--- Records for this exercise ---
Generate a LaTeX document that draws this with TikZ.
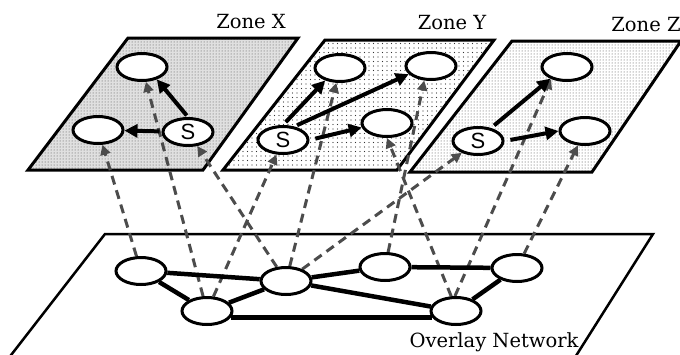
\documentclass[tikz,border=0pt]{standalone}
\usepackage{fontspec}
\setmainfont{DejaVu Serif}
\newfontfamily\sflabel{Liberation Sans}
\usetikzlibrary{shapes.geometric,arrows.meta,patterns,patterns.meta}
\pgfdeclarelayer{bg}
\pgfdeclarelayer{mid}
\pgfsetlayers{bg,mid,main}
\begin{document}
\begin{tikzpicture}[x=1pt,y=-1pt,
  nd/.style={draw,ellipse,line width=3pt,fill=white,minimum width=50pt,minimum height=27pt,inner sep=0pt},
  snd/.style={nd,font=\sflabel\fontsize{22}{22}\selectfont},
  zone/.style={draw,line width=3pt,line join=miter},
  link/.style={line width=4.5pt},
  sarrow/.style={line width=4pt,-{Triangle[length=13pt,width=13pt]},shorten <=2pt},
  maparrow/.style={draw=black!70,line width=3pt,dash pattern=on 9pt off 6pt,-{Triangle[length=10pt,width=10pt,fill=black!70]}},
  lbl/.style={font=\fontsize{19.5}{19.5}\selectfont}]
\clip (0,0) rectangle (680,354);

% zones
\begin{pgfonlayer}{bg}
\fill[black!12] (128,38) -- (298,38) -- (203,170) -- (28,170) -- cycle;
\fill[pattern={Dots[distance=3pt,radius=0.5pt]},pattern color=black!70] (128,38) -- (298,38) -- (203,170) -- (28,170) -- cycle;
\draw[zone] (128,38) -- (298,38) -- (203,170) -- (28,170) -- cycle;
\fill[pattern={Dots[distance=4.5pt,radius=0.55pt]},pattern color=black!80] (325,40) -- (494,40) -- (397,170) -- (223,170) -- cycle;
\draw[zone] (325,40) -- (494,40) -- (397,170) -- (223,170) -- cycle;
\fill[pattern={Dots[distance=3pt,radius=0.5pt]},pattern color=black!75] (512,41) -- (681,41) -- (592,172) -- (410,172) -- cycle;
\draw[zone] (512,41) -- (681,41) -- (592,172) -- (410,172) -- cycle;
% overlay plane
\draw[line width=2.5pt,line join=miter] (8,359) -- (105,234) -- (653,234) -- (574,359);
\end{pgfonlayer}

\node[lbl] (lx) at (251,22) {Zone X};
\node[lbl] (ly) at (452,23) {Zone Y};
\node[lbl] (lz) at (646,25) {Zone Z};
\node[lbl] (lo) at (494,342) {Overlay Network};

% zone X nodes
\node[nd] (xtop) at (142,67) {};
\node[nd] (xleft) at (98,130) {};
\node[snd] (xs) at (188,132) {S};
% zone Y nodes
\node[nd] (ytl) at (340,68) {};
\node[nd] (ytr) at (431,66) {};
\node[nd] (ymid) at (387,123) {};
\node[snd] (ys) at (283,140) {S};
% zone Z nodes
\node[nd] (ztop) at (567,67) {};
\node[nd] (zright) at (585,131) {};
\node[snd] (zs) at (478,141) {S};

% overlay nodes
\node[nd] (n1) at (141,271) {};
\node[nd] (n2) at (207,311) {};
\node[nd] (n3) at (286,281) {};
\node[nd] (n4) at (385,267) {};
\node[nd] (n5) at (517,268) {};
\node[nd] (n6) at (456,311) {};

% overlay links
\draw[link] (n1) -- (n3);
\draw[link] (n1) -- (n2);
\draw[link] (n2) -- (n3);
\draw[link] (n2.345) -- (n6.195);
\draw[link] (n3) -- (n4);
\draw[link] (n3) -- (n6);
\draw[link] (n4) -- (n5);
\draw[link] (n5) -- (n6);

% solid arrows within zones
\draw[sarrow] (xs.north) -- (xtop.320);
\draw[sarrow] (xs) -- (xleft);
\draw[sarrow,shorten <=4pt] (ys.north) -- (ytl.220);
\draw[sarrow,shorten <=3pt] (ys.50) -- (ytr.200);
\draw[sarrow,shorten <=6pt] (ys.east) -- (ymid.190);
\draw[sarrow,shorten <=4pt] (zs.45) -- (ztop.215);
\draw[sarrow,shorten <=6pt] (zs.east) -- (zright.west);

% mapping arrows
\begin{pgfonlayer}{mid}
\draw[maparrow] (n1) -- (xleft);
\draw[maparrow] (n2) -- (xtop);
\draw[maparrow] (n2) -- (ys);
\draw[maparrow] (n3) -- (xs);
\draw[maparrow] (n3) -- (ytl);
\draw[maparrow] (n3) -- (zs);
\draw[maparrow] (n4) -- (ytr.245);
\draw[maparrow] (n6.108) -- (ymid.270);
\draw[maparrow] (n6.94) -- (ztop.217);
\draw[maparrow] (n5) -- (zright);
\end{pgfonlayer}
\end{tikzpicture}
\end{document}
---
--- Records for this exercise ---
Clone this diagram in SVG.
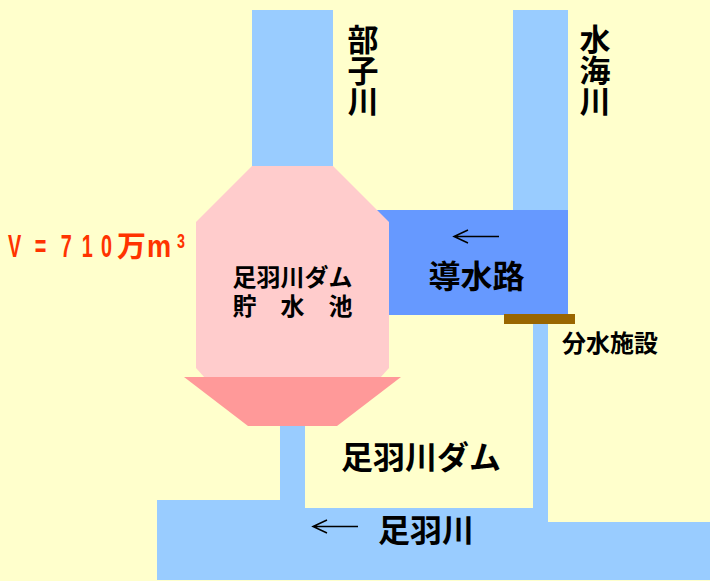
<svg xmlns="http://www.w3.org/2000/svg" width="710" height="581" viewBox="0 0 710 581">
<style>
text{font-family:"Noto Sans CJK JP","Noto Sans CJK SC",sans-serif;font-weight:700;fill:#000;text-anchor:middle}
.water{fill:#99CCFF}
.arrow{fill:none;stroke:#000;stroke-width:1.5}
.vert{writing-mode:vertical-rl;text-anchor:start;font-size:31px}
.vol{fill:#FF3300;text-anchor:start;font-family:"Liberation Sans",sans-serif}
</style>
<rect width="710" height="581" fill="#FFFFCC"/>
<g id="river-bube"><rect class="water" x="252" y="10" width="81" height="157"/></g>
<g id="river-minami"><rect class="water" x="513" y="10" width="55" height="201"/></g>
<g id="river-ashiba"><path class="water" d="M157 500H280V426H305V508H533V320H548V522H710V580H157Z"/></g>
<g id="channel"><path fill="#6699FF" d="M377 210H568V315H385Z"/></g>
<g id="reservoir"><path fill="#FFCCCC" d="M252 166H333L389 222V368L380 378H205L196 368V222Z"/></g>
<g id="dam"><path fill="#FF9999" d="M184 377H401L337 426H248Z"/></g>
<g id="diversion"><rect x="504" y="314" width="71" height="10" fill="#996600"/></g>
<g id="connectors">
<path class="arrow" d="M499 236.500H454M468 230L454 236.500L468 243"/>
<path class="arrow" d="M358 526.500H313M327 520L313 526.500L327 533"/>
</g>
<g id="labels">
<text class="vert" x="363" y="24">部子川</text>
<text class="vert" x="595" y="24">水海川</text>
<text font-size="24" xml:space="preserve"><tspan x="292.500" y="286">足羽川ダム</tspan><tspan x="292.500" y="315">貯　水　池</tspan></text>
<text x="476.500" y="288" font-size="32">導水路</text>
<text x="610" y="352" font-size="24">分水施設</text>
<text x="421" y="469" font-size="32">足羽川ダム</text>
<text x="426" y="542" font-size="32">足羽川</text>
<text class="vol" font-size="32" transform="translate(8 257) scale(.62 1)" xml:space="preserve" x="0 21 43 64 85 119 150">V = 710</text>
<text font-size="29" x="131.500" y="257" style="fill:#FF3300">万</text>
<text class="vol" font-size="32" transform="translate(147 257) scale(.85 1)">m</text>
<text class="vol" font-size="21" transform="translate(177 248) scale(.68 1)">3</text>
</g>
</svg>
---
--- Records for this exercise ---
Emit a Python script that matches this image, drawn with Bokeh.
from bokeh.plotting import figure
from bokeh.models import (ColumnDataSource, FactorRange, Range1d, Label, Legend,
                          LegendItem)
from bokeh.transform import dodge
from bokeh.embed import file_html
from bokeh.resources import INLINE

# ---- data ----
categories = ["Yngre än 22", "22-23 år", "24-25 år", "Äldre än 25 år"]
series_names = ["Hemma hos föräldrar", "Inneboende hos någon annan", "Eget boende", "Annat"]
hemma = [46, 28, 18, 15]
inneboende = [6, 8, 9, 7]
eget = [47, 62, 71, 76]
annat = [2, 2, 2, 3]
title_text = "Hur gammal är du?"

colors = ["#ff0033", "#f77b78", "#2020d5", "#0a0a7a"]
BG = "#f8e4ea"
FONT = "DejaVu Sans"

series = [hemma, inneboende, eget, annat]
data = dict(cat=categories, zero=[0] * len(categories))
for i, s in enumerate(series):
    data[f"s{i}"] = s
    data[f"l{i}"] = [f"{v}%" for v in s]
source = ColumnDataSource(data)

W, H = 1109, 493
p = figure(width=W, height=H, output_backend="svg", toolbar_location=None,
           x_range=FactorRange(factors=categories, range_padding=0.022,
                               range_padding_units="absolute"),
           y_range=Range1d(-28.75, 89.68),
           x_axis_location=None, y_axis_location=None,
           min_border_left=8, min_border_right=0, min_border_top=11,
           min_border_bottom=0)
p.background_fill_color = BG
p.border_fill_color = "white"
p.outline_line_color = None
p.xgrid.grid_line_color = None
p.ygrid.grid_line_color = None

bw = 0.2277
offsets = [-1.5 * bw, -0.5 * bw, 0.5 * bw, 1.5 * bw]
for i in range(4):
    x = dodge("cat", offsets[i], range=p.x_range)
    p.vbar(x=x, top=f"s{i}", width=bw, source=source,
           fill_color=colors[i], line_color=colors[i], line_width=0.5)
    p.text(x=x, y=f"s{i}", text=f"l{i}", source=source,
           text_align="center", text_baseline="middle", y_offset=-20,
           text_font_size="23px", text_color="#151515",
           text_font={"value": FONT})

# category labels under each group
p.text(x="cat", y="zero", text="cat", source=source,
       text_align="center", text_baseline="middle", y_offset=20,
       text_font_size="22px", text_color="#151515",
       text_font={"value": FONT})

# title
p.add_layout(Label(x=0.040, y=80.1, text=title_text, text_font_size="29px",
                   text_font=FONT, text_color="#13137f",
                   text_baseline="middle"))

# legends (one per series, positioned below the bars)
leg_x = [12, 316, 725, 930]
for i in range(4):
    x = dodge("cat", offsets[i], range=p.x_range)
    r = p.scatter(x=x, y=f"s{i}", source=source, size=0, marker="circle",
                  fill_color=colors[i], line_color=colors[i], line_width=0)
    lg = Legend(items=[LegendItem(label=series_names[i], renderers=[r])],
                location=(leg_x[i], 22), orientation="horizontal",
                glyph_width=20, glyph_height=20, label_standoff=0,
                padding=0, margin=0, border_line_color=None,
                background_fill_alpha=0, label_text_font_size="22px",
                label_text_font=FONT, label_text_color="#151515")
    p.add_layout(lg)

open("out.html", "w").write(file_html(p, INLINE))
---
== Task prompt ==
Filter the entries above down to the lines containing the word "that".

== Reply to the exercise ==
Generate a LaTeX document that draws this with TikZ.
Emit a Python script that matches this image, drawn with Bokeh.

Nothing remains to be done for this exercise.